__Exercise goal__
A single number is the answer here: how many lines of the entries contain "this"?

__Material for the task__
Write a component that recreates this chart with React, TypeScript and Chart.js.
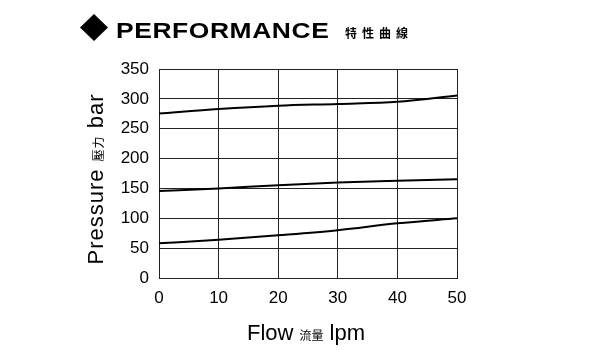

--

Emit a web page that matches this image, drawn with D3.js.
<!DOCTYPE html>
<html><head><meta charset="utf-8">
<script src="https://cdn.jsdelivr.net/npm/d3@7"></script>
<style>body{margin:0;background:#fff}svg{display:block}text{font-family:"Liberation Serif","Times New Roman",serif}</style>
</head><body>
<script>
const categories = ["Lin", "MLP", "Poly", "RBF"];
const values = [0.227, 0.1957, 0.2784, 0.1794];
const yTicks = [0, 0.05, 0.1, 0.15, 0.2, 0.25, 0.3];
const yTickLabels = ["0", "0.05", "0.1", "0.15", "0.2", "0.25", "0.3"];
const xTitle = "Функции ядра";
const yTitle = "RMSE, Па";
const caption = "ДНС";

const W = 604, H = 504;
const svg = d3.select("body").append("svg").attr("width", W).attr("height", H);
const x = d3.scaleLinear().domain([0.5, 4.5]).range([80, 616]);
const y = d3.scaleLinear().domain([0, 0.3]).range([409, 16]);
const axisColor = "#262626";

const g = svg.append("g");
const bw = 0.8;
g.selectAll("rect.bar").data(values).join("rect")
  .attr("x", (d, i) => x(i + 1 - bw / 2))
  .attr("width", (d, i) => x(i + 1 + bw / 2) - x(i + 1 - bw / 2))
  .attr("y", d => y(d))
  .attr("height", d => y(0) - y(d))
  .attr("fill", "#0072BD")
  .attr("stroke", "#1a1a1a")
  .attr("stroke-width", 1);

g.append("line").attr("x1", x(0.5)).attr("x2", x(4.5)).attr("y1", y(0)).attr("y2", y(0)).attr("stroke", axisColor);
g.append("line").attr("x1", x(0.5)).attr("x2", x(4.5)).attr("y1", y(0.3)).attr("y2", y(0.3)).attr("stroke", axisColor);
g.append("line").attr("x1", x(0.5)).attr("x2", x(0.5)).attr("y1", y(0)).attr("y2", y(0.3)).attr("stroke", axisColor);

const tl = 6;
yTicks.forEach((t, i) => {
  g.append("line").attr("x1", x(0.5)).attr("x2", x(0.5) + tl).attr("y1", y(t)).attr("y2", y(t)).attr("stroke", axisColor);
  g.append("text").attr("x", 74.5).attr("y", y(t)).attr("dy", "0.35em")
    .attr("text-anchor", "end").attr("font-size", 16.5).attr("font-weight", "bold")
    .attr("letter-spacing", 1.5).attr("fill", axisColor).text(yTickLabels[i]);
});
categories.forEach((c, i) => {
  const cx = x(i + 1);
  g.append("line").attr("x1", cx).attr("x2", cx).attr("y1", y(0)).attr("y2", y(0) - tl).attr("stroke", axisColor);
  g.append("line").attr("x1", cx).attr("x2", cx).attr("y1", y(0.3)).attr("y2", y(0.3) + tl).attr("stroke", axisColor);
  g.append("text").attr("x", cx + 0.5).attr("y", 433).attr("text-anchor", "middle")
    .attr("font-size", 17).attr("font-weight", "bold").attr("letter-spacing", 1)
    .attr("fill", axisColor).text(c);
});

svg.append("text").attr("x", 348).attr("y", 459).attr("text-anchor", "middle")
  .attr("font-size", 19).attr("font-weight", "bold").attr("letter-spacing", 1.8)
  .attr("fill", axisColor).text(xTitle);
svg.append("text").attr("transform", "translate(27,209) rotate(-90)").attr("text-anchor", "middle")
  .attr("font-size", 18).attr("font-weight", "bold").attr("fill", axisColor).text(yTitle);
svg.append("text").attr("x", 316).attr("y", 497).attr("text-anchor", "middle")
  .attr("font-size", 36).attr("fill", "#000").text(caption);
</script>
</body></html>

* * *

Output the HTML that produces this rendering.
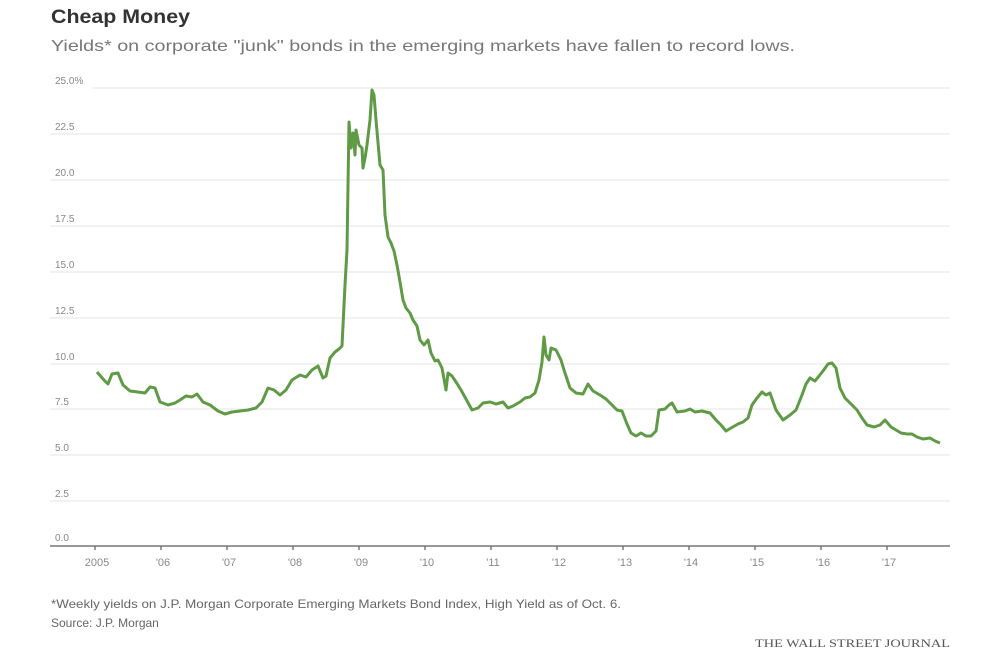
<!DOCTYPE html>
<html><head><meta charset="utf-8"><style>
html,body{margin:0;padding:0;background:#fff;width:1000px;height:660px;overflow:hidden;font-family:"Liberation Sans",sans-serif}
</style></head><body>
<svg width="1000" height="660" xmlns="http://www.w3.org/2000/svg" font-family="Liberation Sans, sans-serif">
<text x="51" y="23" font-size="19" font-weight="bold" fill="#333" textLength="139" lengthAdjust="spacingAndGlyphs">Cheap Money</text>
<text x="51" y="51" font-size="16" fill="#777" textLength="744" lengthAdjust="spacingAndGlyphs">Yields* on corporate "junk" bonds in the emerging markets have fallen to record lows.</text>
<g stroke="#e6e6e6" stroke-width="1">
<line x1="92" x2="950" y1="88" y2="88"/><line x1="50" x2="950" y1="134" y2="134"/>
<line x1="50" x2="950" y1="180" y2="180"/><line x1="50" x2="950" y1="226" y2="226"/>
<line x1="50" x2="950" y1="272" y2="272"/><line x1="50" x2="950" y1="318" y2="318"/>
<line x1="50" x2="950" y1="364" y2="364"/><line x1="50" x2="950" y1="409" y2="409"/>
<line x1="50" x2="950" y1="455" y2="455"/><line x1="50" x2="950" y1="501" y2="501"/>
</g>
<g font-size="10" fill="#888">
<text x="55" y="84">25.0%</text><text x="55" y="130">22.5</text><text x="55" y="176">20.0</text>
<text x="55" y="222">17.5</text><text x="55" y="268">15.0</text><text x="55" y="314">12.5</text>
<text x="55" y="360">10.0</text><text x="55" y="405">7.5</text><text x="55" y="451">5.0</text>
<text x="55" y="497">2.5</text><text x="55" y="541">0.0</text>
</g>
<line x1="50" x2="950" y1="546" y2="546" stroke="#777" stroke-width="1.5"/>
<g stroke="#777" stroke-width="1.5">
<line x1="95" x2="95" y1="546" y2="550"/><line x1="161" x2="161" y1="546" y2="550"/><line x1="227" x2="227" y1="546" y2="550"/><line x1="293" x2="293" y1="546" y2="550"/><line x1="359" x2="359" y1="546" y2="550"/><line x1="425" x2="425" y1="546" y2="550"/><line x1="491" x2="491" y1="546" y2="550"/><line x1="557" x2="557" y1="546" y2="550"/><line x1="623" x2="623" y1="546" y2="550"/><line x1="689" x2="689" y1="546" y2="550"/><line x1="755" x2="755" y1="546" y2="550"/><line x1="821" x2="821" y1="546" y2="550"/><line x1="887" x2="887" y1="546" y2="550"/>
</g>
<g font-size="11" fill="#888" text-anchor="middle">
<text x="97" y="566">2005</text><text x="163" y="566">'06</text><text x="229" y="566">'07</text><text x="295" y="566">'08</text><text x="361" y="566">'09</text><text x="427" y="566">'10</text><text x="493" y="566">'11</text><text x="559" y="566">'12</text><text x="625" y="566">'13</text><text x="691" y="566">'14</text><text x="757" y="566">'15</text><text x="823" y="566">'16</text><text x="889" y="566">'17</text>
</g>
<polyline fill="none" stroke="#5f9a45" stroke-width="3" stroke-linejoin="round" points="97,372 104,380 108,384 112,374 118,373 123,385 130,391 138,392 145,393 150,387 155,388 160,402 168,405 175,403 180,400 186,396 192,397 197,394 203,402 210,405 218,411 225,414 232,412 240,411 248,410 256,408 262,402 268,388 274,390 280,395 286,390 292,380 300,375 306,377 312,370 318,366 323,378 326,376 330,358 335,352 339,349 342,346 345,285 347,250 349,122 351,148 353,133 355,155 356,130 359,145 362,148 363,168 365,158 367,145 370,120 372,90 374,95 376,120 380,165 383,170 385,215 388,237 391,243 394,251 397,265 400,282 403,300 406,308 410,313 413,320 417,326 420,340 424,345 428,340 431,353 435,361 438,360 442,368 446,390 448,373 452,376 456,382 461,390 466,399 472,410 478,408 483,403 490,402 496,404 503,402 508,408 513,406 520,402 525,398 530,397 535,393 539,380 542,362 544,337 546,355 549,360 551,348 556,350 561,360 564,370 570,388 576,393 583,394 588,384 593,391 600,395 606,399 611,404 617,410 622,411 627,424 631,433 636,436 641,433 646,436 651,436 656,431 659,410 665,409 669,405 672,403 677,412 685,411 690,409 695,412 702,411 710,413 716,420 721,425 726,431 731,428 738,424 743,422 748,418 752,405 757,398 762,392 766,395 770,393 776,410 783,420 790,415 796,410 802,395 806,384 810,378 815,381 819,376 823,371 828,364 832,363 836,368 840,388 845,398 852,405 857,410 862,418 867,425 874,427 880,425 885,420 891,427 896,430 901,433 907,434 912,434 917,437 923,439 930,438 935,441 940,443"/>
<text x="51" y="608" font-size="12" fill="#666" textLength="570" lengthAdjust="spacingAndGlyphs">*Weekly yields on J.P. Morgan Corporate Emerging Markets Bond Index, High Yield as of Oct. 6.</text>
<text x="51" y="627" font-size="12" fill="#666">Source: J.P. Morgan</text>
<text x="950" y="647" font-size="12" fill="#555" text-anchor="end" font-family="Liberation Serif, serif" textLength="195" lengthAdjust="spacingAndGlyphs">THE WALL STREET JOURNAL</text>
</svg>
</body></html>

__Exercise result__
3